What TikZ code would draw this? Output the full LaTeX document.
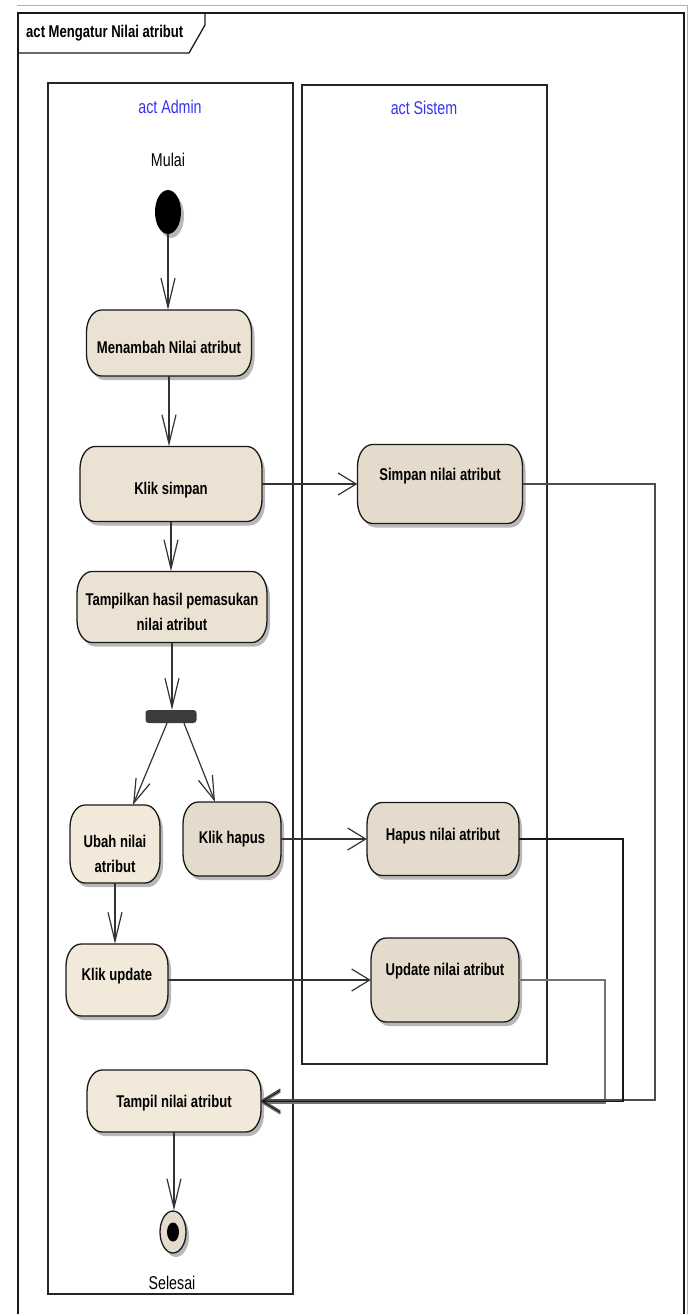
\documentclass[tikz,border=0pt]{standalone}
\usepackage{fontspec}
\newfontfamily\diafont{Liberation Sans}[FakeStretch=0.77]
\usetikzlibrary{arrows.meta,shapes.geometric,shadows}

\definecolor{actA}{HTML}{F2E9DA}
\definecolor{actB}{HTML}{EBE2D3}
\definecolor{actC}{HTML}{E4DBCC}
\definecolor{laneblue}{HTML}{3434F2}
\definecolor{shadowc}{HTML}{B8B8B8}
\definecolor{forkc}{HTML}{3C3C3C}

\tikzset{
  flow/.style={line width=1.2pt, draw=black!80},
  vtip/.style={-{Straight Barb[length=29pt,width=14pt]}},
  htip/.style={-{Straight Barb[length=18pt,width=22pt]}},
  dtip/.style={-{Straight Barb[length=24pt,width=15pt]}},
  acttext/.style={font=\diafont\bfseries\fontsize{17}{25}\selectfont, align=center, inner sep=0pt},
  boxline/.style={draw=black!90, line width=1.3pt},
  lanelabel/.style={font=\diafont\fontsize{18.5}{20}\selectfont, text=laneblue},
  plainlabel/.style={font=\diafont\fontsize{18.5}{20}\selectfont},
  lane/.style={draw=black!85, line width=1.4pt},
  softshadow/.style={drop shadow={shadow xshift=3pt, shadow yshift=-4pt, fill=shadowc, opacity=1}},
}

% action box: name, centre x, centre y, width, height, fill, text offset, text
\newcommand\actbox[8]{%
  \pgfmathsetmacro\bhw{#4/2}%
  \pgfmathsetmacro\bhh{#5/2}%
  \begin{scope}[shift={(#2+3,#3+4)}]
    \fill[shadowc] (-\bhw+15,-\bhh) -- (\bhw-15,-\bhh)
      arc[start angle=90,end angle=0,x radius=15pt,y radius=22pt] -- (\bhw,\bhh-22)
      arc[start angle=0,end angle=-90,x radius=15pt,y radius=22pt] -- (-\bhw+15,\bhh)
      arc[start angle=-90,end angle=-180,x radius=15pt,y radius=22pt] -- (-\bhw,-\bhh+22)
      arc[start angle=180,end angle=90,x radius=15pt,y radius=22pt] -- cycle;
  \end{scope}
  \begin{scope}[shift={(#2,#3)}]
    \filldraw[fill=#6, boxline] (-\bhw+15,-\bhh) -- (\bhw-15,-\bhh)
      arc[start angle=90,end angle=0,x radius=15pt,y radius=22pt] -- (\bhw,\bhh-22)
      arc[start angle=0,end angle=-90,x radius=15pt,y radius=22pt] -- (-\bhw+15,\bhh)
      arc[start angle=-90,end angle=-180,x radius=15pt,y radius=22pt] -- (-\bhw,-\bhh+22)
      arc[start angle=180,end angle=90,x radius=15pt,y radius=22pt] -- cycle;
  \end{scope}
  \node[inner sep=0pt, minimum width=#4pt, minimum height=#5pt] (#1) at (#2,#3) {};
  \node[acttext] (#1-text) at (#2,#3+#7) {#8};
}

\begin{document}
\begin{tikzpicture}[x=1pt, y=-1pt]
  \useasboundingbox (0,0) rectangle (692,1314);
  \fill[white] (0,0) rectangle (692,1314);

  % diagram frame and its name tab
  \draw[black!30, line width=0.8pt] (17,5) -- (687,5) -- (687,1320);
  \draw[black!90, line width=1.5pt] (18,1320) -- (18,13) -- (684,13) -- (684,1320);
  \draw[black!90, line width=1.3pt] (18,53) -- (189,53) -- (205,25) -- (205,13);
  \node[font=\diafont\bfseries\fontsize{17}{20}\selectfont, anchor=west, inner sep=0pt] (title) at (26,33) {act Mengatur Nilai atribut};

  % swimlanes
  \draw[lane] (48,83) rectangle (293,1294);
  \draw[lane] (302,85) rectangle (547,1064);
  \node[lanelabel] (adminlabel) at (170,107) {act Admin};
  \node[lanelabel] (sistemlabel) at (424,108) {act Sistem};

  % start
  \node[plainlabel] (mulai) at (168,160) {Mulai};
  \node[ellipse, fill=black, minimum width=26pt, minimum height=44pt, inner sep=0pt, softshadow] (start) at (168,212) {};

  % actions
  \actbox{menambah}{169}{343}{165}{66}{actB}{4}{Menambah Nilai atribut}
  \actbox{klik}{171}{484}{182}{75}{actB}{6}{Klik simpan}
  \actbox{tampilkan}{172}{607}{190}{71}{actB}{5}{Tampilkan hasil pemasukan\\nilai atribut}
  \actbox{simpan}{440}{484}{165}{79}{actC}{-8}{Simpan nilai atribut}
  \actbox{ubah}{115}{844}{90}{78}{actA}{10}{Ubah nilai\\atribut}
  \actbox{klikhapus}{232}{839}{98}{74}{actC}{0}{Klik hapus}
  \actbox{klikupdate}{117}{980}{102}{72}{actA}{-4}{Klik update}
  \actbox{hapus}{443}{839}{152}{73}{actC}{-3}{Hapus nilai atribut}
  \actbox{update}{445}{980}{148}{84}{actC}{-9}{Update nilai atribut}
  \actbox{tampil}{174}{1101}{174}{62}{actA}{2}{Tampil nilai atribut}

  % fork bar
  \node[rectangle, rounded corners=3pt, fill=forkc, minimum width=51pt, minimum height=13pt, inner sep=0pt] (fork) at (171,716.5) {};

  % end
  \node[ellipse, fill=actC, boxline, minimum width=26pt, minimum height=42pt, inner sep=0pt, softshadow] (end) at (173,1232) {};
  \node[ellipse, fill=black, minimum width=12pt, minimum height=19pt, inner sep=0pt] (enddot) at (end) {};
  \node[plainlabel] (selesai) at (172,1283) {Selesai};

  % return routes, merging just above and below the middle of the last action
  \coordinate (simpanturn) at (655,1100);
  \coordinate (hapusturn) at (623,1101.5);
  \coordinate (updateturn) at (605,1103);

  % flows
  \draw[flow,vtip] (start.south) -- (start.south |- menambah.north);
  \draw[flow,vtip] (menambah.south) -- (menambah.south |- klik.north);
  \draw[flow,htip] (klik.east) -- (klik.east -| simpan.west);
  \draw[flow,vtip] (klik.south) -- (klik.south |- tampilkan.north);
  \draw[flow,vtip] (tampilkan.south) -- (tampilkan.south |- fork.north);
  \draw[flow,dtip] ([xshift=-4pt]fork.south) -- ([xshift=18pt]ubah.north);
  \draw[flow,dtip] ([xshift=13pt]fork.south) -- ([xshift=-17pt]klikhapus.north);
  \draw[flow,vtip] (ubah.south) -- (ubah.south |- klikupdate.north);
  \draw[flow,htip] (klikhapus.east) -- (klikhapus.east -| hapus.west);
  \draw[flow,htip] (klikupdate.east) -- (klikupdate.east -| update.west);
  \draw[flow,htip,draw=black!55] (update.east) -| (updateturn) -- (updateturn -| tampil.east);
  \draw[flow,htip,draw=black!70] (simpan.east) -| (simpanturn) -- (simpanturn -| tampil.east);
  \draw[flow,htip,draw=black!90] (hapus.east) -| (hapusturn) -- (hapusturn -| tampil.east);
  \draw[flow,vtip] (tampil.south) -- (tampil.south |- end.north);
\end{tikzpicture}
\end{document}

****************************************

### Exercise directions
Every line of text is to be repeated exactly; pictures are left out.

### Exercise response
What TikZ code would draw this? Output the full LaTeX document.
\documentclass[tikz,border=0pt]{standalone}
\usepackage{fontspec}
\newfontfamily\diafont{Liberation Sans}[FakeStretch=0.77]
\usetikzlibrary{arrows.meta,shapes.geometric,shadows}

\definecolor{actA}{HTML}{F2E9DA}
\definecolor{actB}{HTML}{EBE2D3}
\definecolor{actC}{HTML}{E4DBCC}
\definecolor{laneblue}{HTML}{3434F2}
\definecolor{shadowc}{HTML}{B8B8B8}
\definecolor{forkc}{HTML}{3C3C3C}

\tikzset{
  flow/.style={line width=1.2pt, draw=black!80},
  vtip/.style={-{Straight Barb[length=29pt,width=14pt]}},
  htip/.style={-{Straight Barb[length=18pt,width=22pt]}},
  dtip/.style={-{Straight Barb[length=24pt,width=15pt]}},
  acttext/.style={font=\diafont\bfseries\fontsize{17}{25}\selectfont, align=center, inner sep=0pt},
  boxline/.style={draw=black!90, line width=1.3pt},
  lanelabel/.style={font=\diafont\fontsize{18.5}{20}\selectfont, text=laneblue},
  plainlabel/.style={font=\diafont\fontsize{18.5}{20}\selectfont},
  lane/.style={draw=black!85, line width=1.4pt},
  softshadow/.style={drop shadow={shadow xshift=3pt, shadow yshift=-4pt, fill=shadowc, opacity=1}},
}

% action box: name, centre x, centre y, width, height, fill, text offset, text
\newcommand\actbox[8]{%
  \pgfmathsetmacro\bhw{#4/2}%
  \pgfmathsetmacro\bhh{#5/2}%
  \begin{scope}[shift={(#2+3,#3+4)}]
    \fill[shadowc] (-\bhw+15,-\bhh) -- (\bhw-15,-\bhh)
      arc[start angle=90,end angle=0,x radius=15pt,y radius=22pt] -- (\bhw,\bhh-22)
      arc[start angle=0,end angle=-90,x radius=15pt,y radius=22pt] -- (-\bhw+15,\bhh)
      arc[start angle=-90,end angle=-180,x radius=15pt,y radius=22pt] -- (-\bhw,-\bhh+22)
      arc[start angle=180,end angle=90,x radius=15pt,y radius=22pt] -- cycle;
  \end{scope}
  \begin{scope}[shift={(#2,#3)}]
    \filldraw[fill=#6, boxline] (-\bhw+15,-\bhh) -- (\bhw-15,-\bhh)
      arc[start angle=90,end angle=0,x radius=15pt,y radius=22pt] -- (\bhw,\bhh-22)
      arc[start angle=0,end angle=-90,x radius=15pt,y radius=22pt] -- (-\bhw+15,\bhh)
      arc[start angle=-90,end angle=-180,x radius=15pt,y radius=22pt] -- (-\bhw,-\bhh+22)
      arc[start angle=180,end angle=90,x radius=15pt,y radius=22pt] -- cycle;
  \end{scope}
  \node[inner sep=0pt, minimum width=#4pt, minimum height=#5pt] (#1) at (#2,#3) {};
  \node[acttext] (#1-text) at (#2,#3+#7) {#8};
}

\begin{document}
\begin{tikzpicture}[x=1pt, y=-1pt]
  \useasboundingbox (0,0) rectangle (692,1314);
  \fill[white] (0,0) rectangle (692,1314);

  % diagram frame and its name tab
  \draw[black!30, line width=0.8pt] (17,5) -- (687,5) -- (687,1320);
  \draw[black!90, line width=1.5pt] (18,1320) -- (18,13) -- (684,13) -- (684,1320);
  \draw[black!90, line width=1.3pt] (18,53) -- (189,53) -- (205,25) -- (205,13);
  \node[font=\diafont\bfseries\fontsize{17}{20}\selectfont, anchor=west, inner sep=0pt] (title) at (26,33) {act Mengatur Nilai atribut};

  % swimlanes
  \draw[lane] (48,83) rectangle (293,1294);
  \draw[lane] (302,85) rectangle (547,1064);
  \node[lanelabel] (adminlabel) at (170,107) {act Admin};
  \node[lanelabel] (sistemlabel) at (424,108) {act Sistem};

  % start
  \node[plainlabel] (mulai) at (168,160) {Mulai};
  \node[ellipse, fill=black, minimum width=26pt, minimum height=44pt, inner sep=0pt, softshadow] (start) at (168,212) {};

  % actions
  \actbox{menambah}{169}{343}{165}{66}{actB}{4}{Menambah Nilai atribut}
  \actbox{klik}{171}{484}{182}{75}{actB}{6}{Klik simpan}
  \actbox{tampilkan}{172}{607}{190}{71}{actB}{5}{Tampilkan hasil pemasukan\\nilai atribut}
  \actbox{simpan}{440}{484}{165}{79}{actC}{-8}{Simpan nilai atribut}
  \actbox{ubah}{115}{844}{90}{78}{actA}{10}{Ubah nilai\\atribut}
  \actbox{klikhapus}{232}{839}{98}{74}{actC}{0}{Klik hapus}
  \actbox{klikupdate}{117}{980}{102}{72}{actA}{-4}{Klik update}
  \actbox{hapus}{443}{839}{152}{73}{actC}{-3}{Hapus nilai atribut}
  \actbox{update}{445}{980}{148}{84}{actC}{-9}{Update nilai atribut}
  \actbox{tampil}{174}{1101}{174}{62}{actA}{2}{Tampil nilai atribut}

  % fork bar
  \node[rectangle, rounded corners=3pt, fill=forkc, minimum width=51pt, minimum height=13pt, inner sep=0pt] (fork) at (171,716.5) {};

  % end
  \node[ellipse, fill=actC, boxline, minimum width=26pt, minimum height=42pt, inner sep=0pt, softshadow] (end) at (173,1232) {};
  \node[ellipse, fill=black, minimum width=12pt, minimum height=19pt, inner sep=0pt] (enddot) at (end) {};
  \node[plainlabel] (selesai) at (172,1283) {Selesai};

  % return routes, merging just above and below the middle of the last action
  \coordinate (simpanturn) at (655,1100);
  \coordinate (hapusturn) at (623,1101.5);
  \coordinate (updateturn) at (605,1103);

  % flows
  \draw[flow,vtip] (start.south) -- (start.south |- menambah.north);
  \draw[flow,vtip] (menambah.south) -- (menambah.south |- klik.north);
  \draw[flow,htip] (klik.east) -- (klik.east -| simpan.west);
  \draw[flow,vtip] (klik.south) -- (klik.south |- tampilkan.north);
  \draw[flow,vtip] (tampilkan.south) -- (tampilkan.south |- fork.north);
  \draw[flow,dtip] ([xshift=-4pt]fork.south) -- ([xshift=18pt]ubah.north);
  \draw[flow,dtip] ([xshift=13pt]fork.south) -- ([xshift=-17pt]klikhapus.north);
  \draw[flow,vtip] (ubah.south) -- (ubah.south |- klikupdate.north);
  \draw[flow,htip] (klikhapus.east) -- (klikhapus.east -| hapus.west);
  \draw[flow,htip] (klikupdate.east) -- (klikupdate.east -| update.west);
  \draw[flow,htip,draw=black!55] (update.east) -| (updateturn) -- (updateturn -| tampil.east);
  \draw[flow,htip,draw=black!70] (simpan.east) -| (simpanturn) -- (simpanturn -| tampil.east);
  \draw[flow,htip,draw=black!90] (hapus.east) -| (hapusturn) -- (hapusturn -| tampil.east);
  \draw[flow,vtip] (tampil.south) -- (tampil.south |- end.north);
\end{tikzpicture}
\end{document}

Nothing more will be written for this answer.